The Tigers are the only team in the conference to have reached triple digits in stolen bases and have also attempted more steals (139) than any other league team. That aggressiveness has been a key to Clemson finishing fifth overall in the ACC standings despite hitting the fourth-fewest home runs (18).
"One through nine (in our lineup) can run, and it has worked for us, as far as stealing bases or taking the extra base or even just getting down the first-base line," Kennedy said. "It's really worked for us."
Clemson, the No. 5 seed in the ACC tournament, opens its tourney slate against No. 4 seed N.C. State at 7 p.m. Wednesday and then gets a day off before facing No. 1 seed North Carolina at 7 p.m. Friday and No. 8 seed Miami at 3 p.m. Saturday.

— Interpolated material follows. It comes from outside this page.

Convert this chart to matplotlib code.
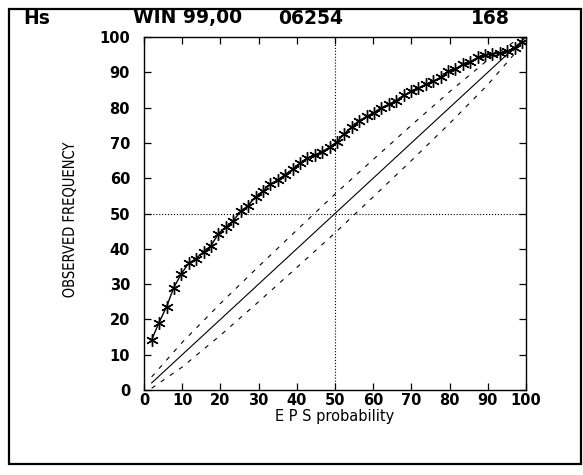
import matplotlib
matplotlib.use("Agg")
import matplotlib.pyplot as plt
import matplotlib.transforms as mtransforms
from matplotlib.patches import Rectangle, PathPatch
from matplotlib.textpath import TextPath
from matplotlib.font_manager import FontProperties

# forecast probability (%) and observed frequency (%) for each class
eps_prob = [2.0, 3.9, 5.9, 7.8, 9.8, 11.7, 13.6, 15.6, 17.5, 19.5,
            21.4, 23.3, 25.3, 27.2, 29.2, 31.1, 33.0, 35.0, 36.9, 38.9,
            40.8, 42.7, 44.7, 46.6, 48.6, 50.5, 52.4, 54.4, 56.3, 58.3,
            60.2, 62.1, 64.1, 66.0, 68.0, 69.9, 71.8, 73.8, 75.7, 77.7,
            79.6, 81.5, 83.5, 85.4, 87.4, 89.3, 91.2, 93.2, 95.1, 97.1,
            99.0]
obs_freq = [14.2, 19.0, 23.6, 29.0, 33.0, 35.9, 37.2, 39.2, 40.8, 44.3,
            46.1, 47.9, 50.6, 52.2, 54.7, 56.3, 58.3, 59.5, 61.0, 62.5,
            64.2, 65.7, 66.6, 67.5, 68.8, 70.3, 72.5, 74.6, 76.3, 77.5,
            78.6, 80.0, 80.9, 82.0, 83.5, 84.6, 85.5, 86.6, 87.4, 88.6,
            90.3, 91.0, 92.3, 93.0, 94.2, 94.8, 95.2, 95.4, 96.0, 96.8,
            98.5]

# perfect reliability and its confidence band
diag = [2, 100]
band_x = [2, 10, 20, 30, 40, 50, 60, 70, 80, 90, 98]
band_hi = [3.7, 13.5, 24.5, 35.0, 45.3, 55.5, 65.3, 75.0, 84.5, 93.5, 99.5]
band_lo = [0.5, 6.5, 15.5, 25.0, 34.7, 44.5, 54.7, 65.0, 75.5, 86.5, 96.5]

ticks = [0, 10, 20, 30, 40, 50, 60, 70, 80, 90, 100]
header = ["Hs", "WIN 99,00", "06254", "168"]
header_x = [37, 188, 311, 490]

W, H = 583, 475
fig = plt.figure(figsize=(W / 100, H / 100), dpi=100)
fig.patch.set_facecolor("white")

# outer box
fig.patches.append(Rectangle((9 / W, 1 - 464 / H), 572 / W, 455 / H,
                             transform=fig.transFigure, fill=False,
                             edgecolor="black", linewidth=1.6))

ax = fig.add_axes([144 / W, 1 - 390 / H, 382 / W, 353 / H])

ax.plot([50, 50], [0, 100], color="black", linestyle=":", linewidth=0.8)
ax.plot([0, 100], [50, 50], color="black", linestyle=":", linewidth=0.8)

ax.plot(diag, diag, color="black", linewidth=0.8)
ax.plot(band_x, band_hi, color="black", linewidth=0.8, dashes=(4, 6))
ax.plot(band_x, band_lo, color="black", linewidth=0.8, dashes=(4, 6))

ax.plot(eps_prob, obs_freq, color="black", linewidth=1.0,
        marker=(6, 2, 0), markersize=9, markeredgewidth=1.0)

ax.set_xlim(0, 100)
ax.set_ylim(0, 100)
ax.set_xticks(ticks)
ax.set_yticks(ticks)
ax.set_xticklabels([str(t) for t in ticks], fontsize=10.5, fontweight="bold")
ax.set_yticklabels([str(t) for t in ticks], fontsize=10.5, fontweight="bold")
ax.tick_params(direction="in", length=5, width=0.9, top=True, right=True)
ax.tick_params(axis="x", pad=2)
ax.tick_params(axis="y", pad=10)
for s in ax.spines.values():
    s.set_linewidth(1.0)

for txt, xp in zip(header, header_x):
    fig.text(xp / W, 1 - 18 / H, txt, ha="center", va="center",
             fontsize=13.5, fontweight="bold")

# narrow y label: squeeze a text path horizontally, then stand it up
tp = TextPath((0, 0), "OBSERVED FREQUENCY", size=20,
              prop=FontProperties(family="DejaVu Sans"))
bb = tp.get_extents()
sx = 155 / bb.width
sy = 14 / bb.height
tr = (mtransforms.Affine2D()
      .translate(-(bb.x0 + bb.width / 2), -(bb.y0 + bb.height / 2))
      .scale(sx, sy)
      .rotate_deg(90)
      .translate(69, H - 220))
fig.add_artist(PathPatch(tp, transform=tr, facecolor="black",
                         edgecolor="none"))

fig.text(335 / W, 1 - 417 / H, "E P S probability", ha="center",
         va="center", fontsize=10.5)

fig.savefig("out.png", dpi=100)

For his part, Leggett likes what he sees out of his team entering this week's games.
"When we play that aggressive style of baseball, and our kids use their speed like we can and run the bases and use our bunt game and everything, then I really like the way we play," Leggett said. "Our engine's been churning pretty good for the last 25 or 30 games, so I want to keep that thing going."